▶ **What needs to be done**:
Without the pictures, print the lines running from the beginning of the material to the line containing "plt.rcParams['font.family'] = ['Liberation", both ends included.

* START Recorded information *

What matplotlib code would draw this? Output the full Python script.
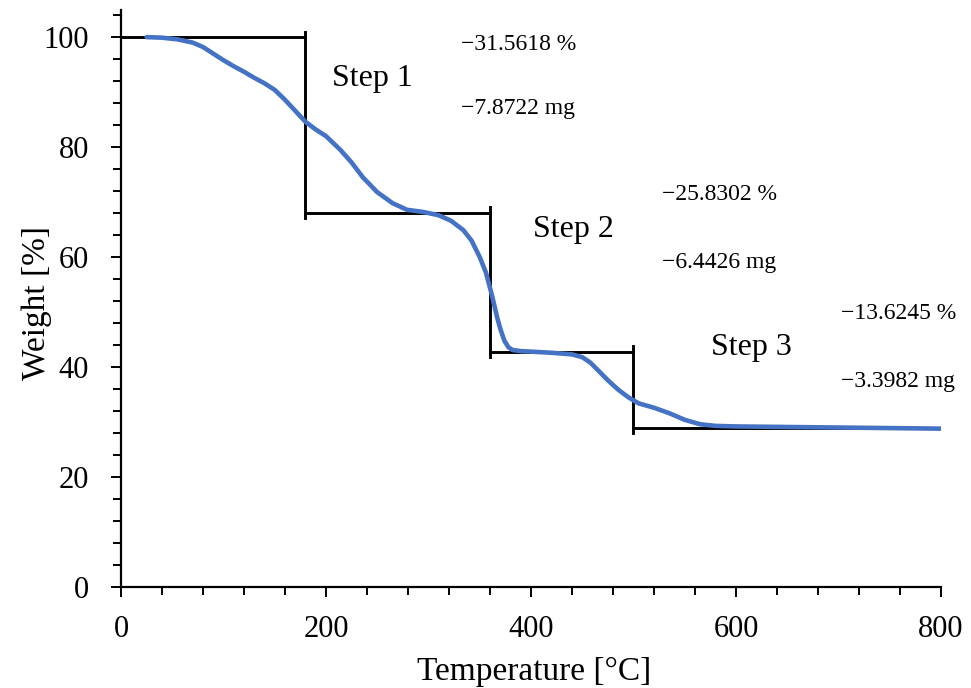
import matplotlib
matplotlib.use("Agg")
import matplotlib.pyplot as plt
from matplotlib.ticker import MultipleLocator

plt.rcParams['font.family'] = ['Liberation Serif', 'DejaVu Serif']

# TGA curve
temperature = [25, 40, 55, 70, 80, 90, 100, 110, 120, 130, 140, 150, 160, 170, 180,
               190, 200, 214, 225, 236, 250, 265, 279, 295, 310, 322, 334, 342, 350,
               356, 362, 367, 370, 374, 378, 382, 390, 400, 420, 440, 450, 458, 466,
               475, 485, 495, 505, 520, 535, 550, 565, 580, 600, 650, 700, 750, 800]
weight = [100, 99.9, 99.6, 99.0, 98.2, 97.0, 95.8, 94.7, 93.7, 92.6, 91.6, 90.4, 88.6,
          86.6, 84.6, 83.2, 82.0, 79.5, 77.2, 74.5, 71.8, 69.8, 68.6, 68.2, 67.6, 66.6,
          64.9, 63.0, 60.0, 57.2, 53.0, 49.0, 47.0, 44.8, 43.6, 43.1, 42.9, 42.8, 42.6,
          42.3, 41.8, 40.8, 39.3, 37.6, 35.9, 34.5, 33.4, 32.6, 31.6, 30.4, 29.6, 29.3,
          29.2, 29.1, 29.0, 28.9, 28.8]

# Step construction
step_edges = [0, 180, 360, 500, 800]
step_levels = [100, 68.1, 42.8, 29.0]
step_names = ["Step 1", "Step 2", "Step 3"]
loss_pct = ["\u221231.5618 %", "\u221225.8302 %", "\u221213.6245 %"]
loss_mg = ["\u22127.8722 mg", "\u22126.4426 mg", "\u22123.3982 mg"]

# label positions (data coords)
name_pos = [(206, 92.4), (402, 65.0), (576, 43.6)]
pct_pos = [(332, 98.7), (528, 71.4), (702, 49.8)]
mg_pos = [(332, 87.1), (528, 59.0), (702, 37.4)]

fig = plt.figure(figsize=(9.71, 6.88), dpi=100)
ax = fig.add_axes([0.1246, 0.1468, 0.9691 - 0.1246, 0.986 - 0.1468])

ax.plot(temperature, weight, color="#4472C4", lw=3.3, solid_capstyle='round',
        solid_joinstyle='round', zorder=3)

# step lines
for i in range(len(step_levels)):
    ax.plot([step_edges[i], step_edges[i + 1]], [step_levels[i], step_levels[i]],
            color="black", lw=2.1, zorder=2)
for i in range(1, len(step_levels)):
    x = step_edges[i]
    ax.plot([x, x], [step_levels[i - 1] + 1.0, step_levels[i] - 1.0],
            color="black", lw=2.1, zorder=2)

for i in range(3):
    ax.text(*name_pos[i], step_names[i], fontsize=23, ha="left", va="center")
    ax.text(*pct_pos[i], loss_pct[i], fontsize=17, ha="left", va="center")
    ax.text(*mg_pos[i], loss_mg[i], fontsize=17, ha="left", va="center")

ax.set_xlim(0, 800)
ax.set_ylim(0, 105)
ax.xaxis.set_major_locator(MultipleLocator(200))
ax.xaxis.set_minor_locator(MultipleLocator(40))
ax.yaxis.set_major_locator(MultipleLocator(20))
ax.yaxis.set_minor_locator(MultipleLocator(4))
ax.spines['top'].set_visible(False)
ax.spines['right'].set_visible(False)
for s in ['left', 'bottom']:
    ax.spines[s].set_linewidth(1.6)
ax.tick_params(which='major', direction='out', length=7.5, width=1.4, labelsize=22)
ax.tick_params(which='minor', direction='out', length=6, width=1.4)
ax.tick_params(axis='x', which='major', pad=13)
ax.tick_params(axis='y', which='major', pad=15.5)

xl = ax.set_xlabel("Temperature [\u00b0C]", fontsize=24)
xl.set_va('baseline')
ax.xaxis.set_label_coords(0.5037, -0.161)
yl = ax.set_ylabel("Weight [%]", fontsize=24)
yl.set_va('baseline')
ax.yaxis.set_label_coords(-0.0927, 0.492)

fig.savefig("out.png", dpi=100)
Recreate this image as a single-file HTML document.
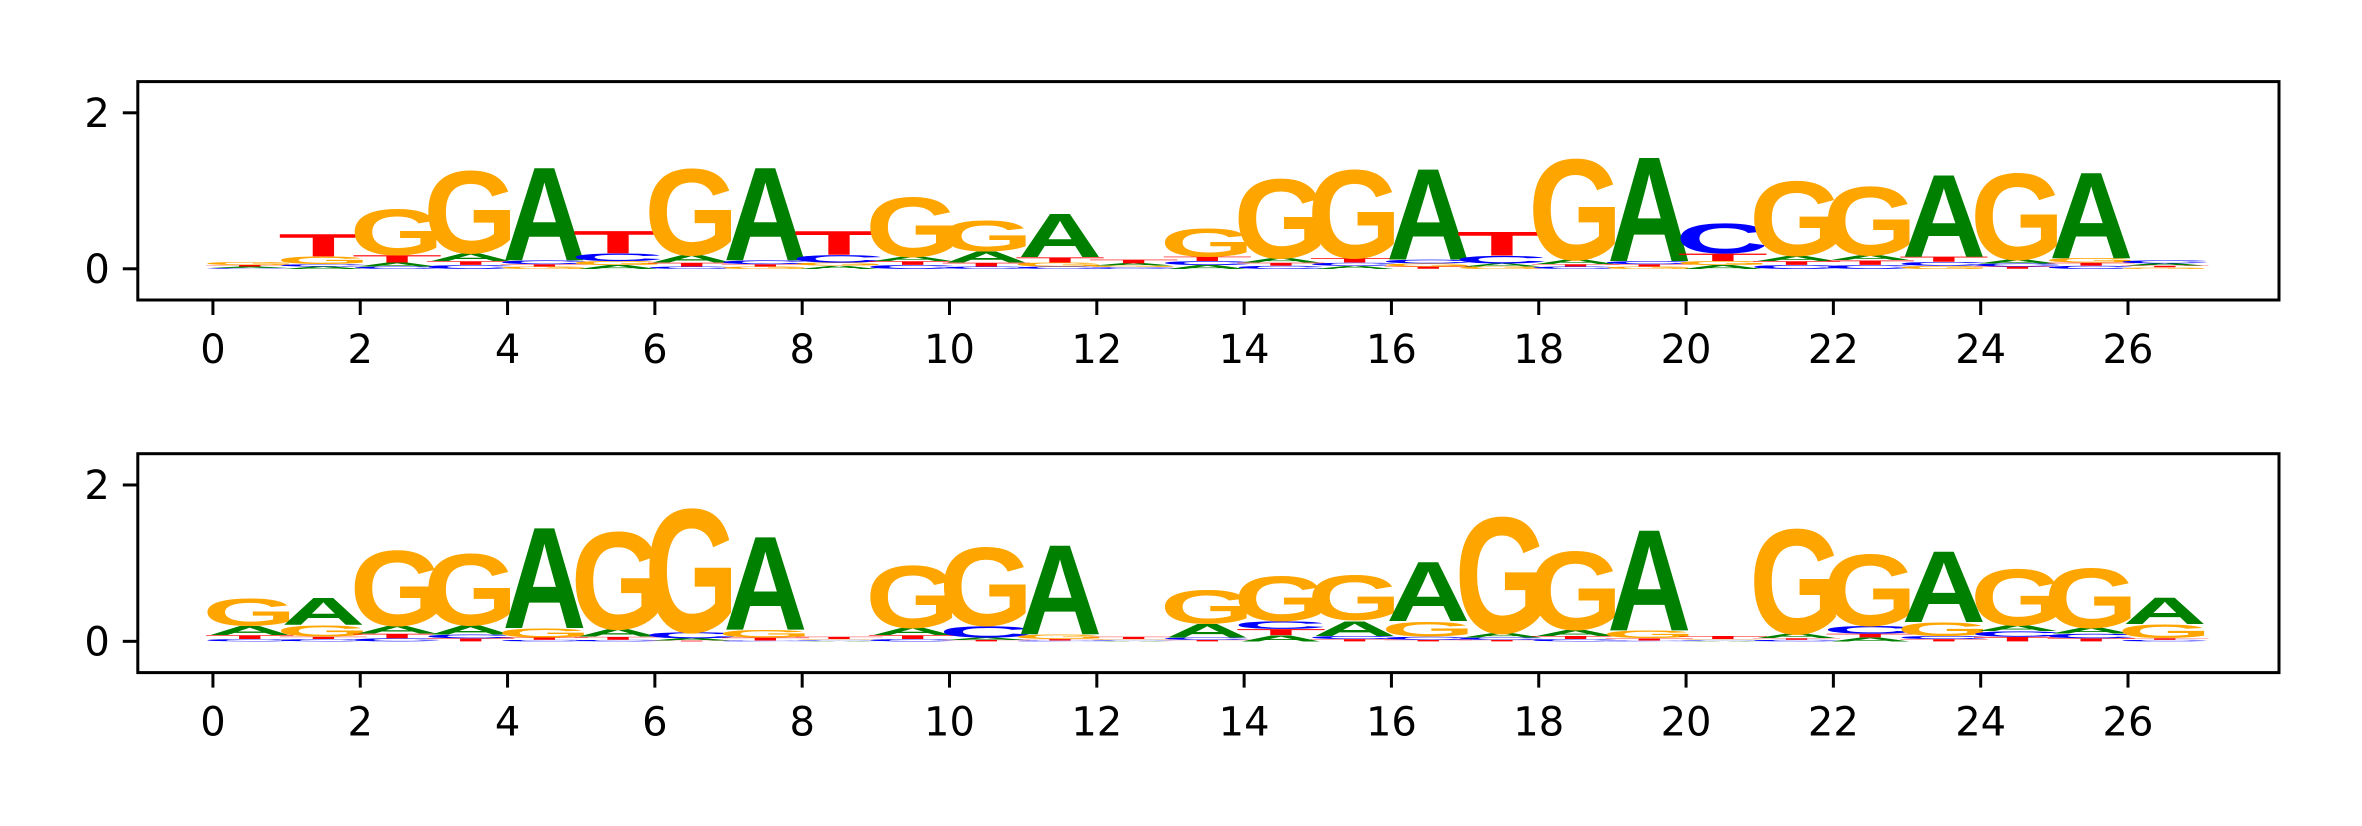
<!DOCTYPE html>
<html><head><meta charset="utf-8"><style>
html,body{margin:0;padding:0;background:#fff;}
svg{display:block;}
text{font-family:"DejaVu Sans","Liberation Sans",sans-serif;}
</style></head><body>
<svg id="chart" width="2362" height="826" viewBox="0 0 2362 826" xmlns="http://www.w3.org/2000/svg"></svg>
<script>
// Heights per position: [A, C, G, T]
const positions = [0,1,2,3,4,5,6,7,8,9,10,11,12,13,14,15,16,17,18,19,20,21,22,23,24,25,26];
const letters = ['A','C','G','T'];
const topA = [0.02,0.03,0.05,0.10,1.25,0.05,0.10,1.25,0.04,0.06,0.15,0.58,0.03,0.05,0.06,0.04,1.22,0.04,0.06,1.40,0.05,0.07,0.07,1.10,0.05,1.15,0.03];
const topC = [0.01,0.03,0.03,0.05,0.05,0.10,0.03,0.05,0.10,0.05,0.03,0.03,0.02,0.05,0.04,0.04,0.05,0.10,0.03,0.04,0.40,0.05,0.05,0.05,0.04,0.04,0.04];
const topG = [0.04,0.10,0.62,1.10,0.03,0.05,1.15,0.03,0.04,0.80,0.41,0.05,0.02,0.37,1.06,1.18,0.04,0.03,1.35,0.03,0.05,1.00,0.92,0.04,1.15,0.06,0.02];
const topT = [0.02,0.30,0.10,0.05,0.03,0.30,0.05,0.03,0.32,0.05,0.05,0.07,0.05,0.06,0.04,0.06,0.03,0.32,0.03,0.03,0.10,0.05,0.06,0.07,0.03,0.04,0.02];
const botA = [0.12,0.36,0.10,0.12,1.35,0.10,0.03,1.25,0.01,0.10,0.03,1.20,0.01,0.18,0.08,0.20,0.80,0.06,0.08,1.35,0.01,0.06,0.05,0.95,0.08,0.08,0.35];
const botC = [0.03,0.03,0.04,0.05,0.02,0.02,0.08,0.01,0.01,0.03,0.15,0.01,0.01,0.03,0.10,0.04,0.04,0.03,0.03,0.01,0.01,0.02,0.10,0.04,0.07,0.06,0.02];
const botG = [0.36,0.15,1.00,0.95,0.12,1.30,1.65,0.10,0.01,0.83,1.05,0.06,0.01,0.45,0.60,0.60,0.20,1.55,1.05,0.10,0.01,1.40,0.95,0.18,0.75,0.80,0.18];
const botT = [0.05,0.03,0.06,0.04,0.03,0.04,0.01,0.04,0.03,0.05,0.02,0.02,0.03,0.02,0.08,0.03,0.02,0.02,0.04,0.03,0.04,0.02,0.05,0.03,0.06,0.04,0.02];
const xTicks = [0,2,4,6,8,10,12,14,16,18,20,22,24,26];
const yTicks = [0,2];

const NS = 'http://www.w3.org/2000/svg';
const svg = document.getElementById('chart');
const colors = {A:'#008000', C:'#0000ff', G:'#ffa500', T:'#ff0000'};
// left bearing, ink width at font-size 100
const glyph = {A:[0,72.2], C:[4.4,64.5], G:[4.4,69.4], T:[2.2,56.7]};
const CAP = 72.9;
const xMin = -1.02, xMax = 28.05, yMin = -0.4, yMax = 2.4;
const left = 137.8, right = 2279;

function mk(tag, attrs, parent){
  const e = document.createElementNS(NS, tag);
  for (const k in attrs) e.setAttribute(k, attrs[k]);
  parent.appendChild(e);
  return e;
}

function drawPanel(name, top, bottom, series){
  const g = mk('g', {}, svg);
  
  
  const xs = v => left + (v - xMin) / (xMax - xMin) * (right - left);
  const ys = v => bottom - (v - yMin) / (yMax - yMin) * (bottom - top);
  const logo = mk('g', {}, g);
  
  
  positions.forEach((p, i) => {
    const items = letters.map((L, k) => ({L, h: series[k][i]})).sort((a, b) => a.h - b.h);
    let base = 0;
    const x0 = xs(p), x1 = xs(p + 1);
    const w = x1 - x0;
    items.forEach(it => {
      if (it.h <= 0) return;
      const yb = ys(base), yt = ys(base + it.h);
      const h = yb - yt;
      const [lsb, ink] = glyph[it.L];
      const ww = w * 1.14;
      const sx = ww / ink, sy = h / CAP;
      const t = mk('text', {
        x: 0, y: 0, 'font-size': 100, 'font-weight': 'bold',
        fill: colors[it.L],
        style: 'font-family:"Liberation Sans",sans-serif',
        transform: `translate(${x0 - w * 0.07 - lsb * sx},${yb}) scale(${sx},${sy})`
      }, logo);
      
      
      t.textContent = it.L;
      base += it.h;
    });
  });
  const frame = mk('rect', {x: left, y: top, width: right - left, height: bottom - top, fill: 'none', stroke: '#000', 'stroke-width': 3}, g);
  
  
  xTicks.forEach(v => {
    const x = xs(v);
    const tk = mk('line', {x1: x, x2: x, y1: bottom, y2: bottom + 15, stroke: '#000', 'stroke-width': 3}, g);
    
    
    const lb = mk('text', {x: x, y: bottom + 63, 'font-size': 40, 'text-anchor': 'middle', fill: '#000'}, g);
    
    
    lb.textContent = v;
  });
  yTicks.forEach(v => {
    const y = ys(v);
    const tk = mk('line', {x1: left - 15, x2: left, y1: y, y2: y, stroke: '#000', 'stroke-width': 3}, g);
    
    
    const lb = mk('text', {x: left - 28, y: y + 14, 'font-size': 40, 'text-anchor': 'end', fill: '#000'}, g);
    
    
    lb.textContent = v;
  });
}

drawPanel('top-logo-panel', 81.6, 300, [topA, topC, topG, topT]);
drawPanel('bottom-logo-panel', 453.7, 672.6, [botA, botC, botG, botT]);
</script>
</body></html>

* END Recorded information *

▶ **Finished exercise**:
What matplotlib code would draw this? Output the full Python script.
import matplotlib
matplotlib.use("Agg")
import matplotlib.pyplot as plt
from matplotlib.ticker import MultipleLocator

plt.rcParams['font.family'] = ['Liberation Serif', 'DejaVu Serif']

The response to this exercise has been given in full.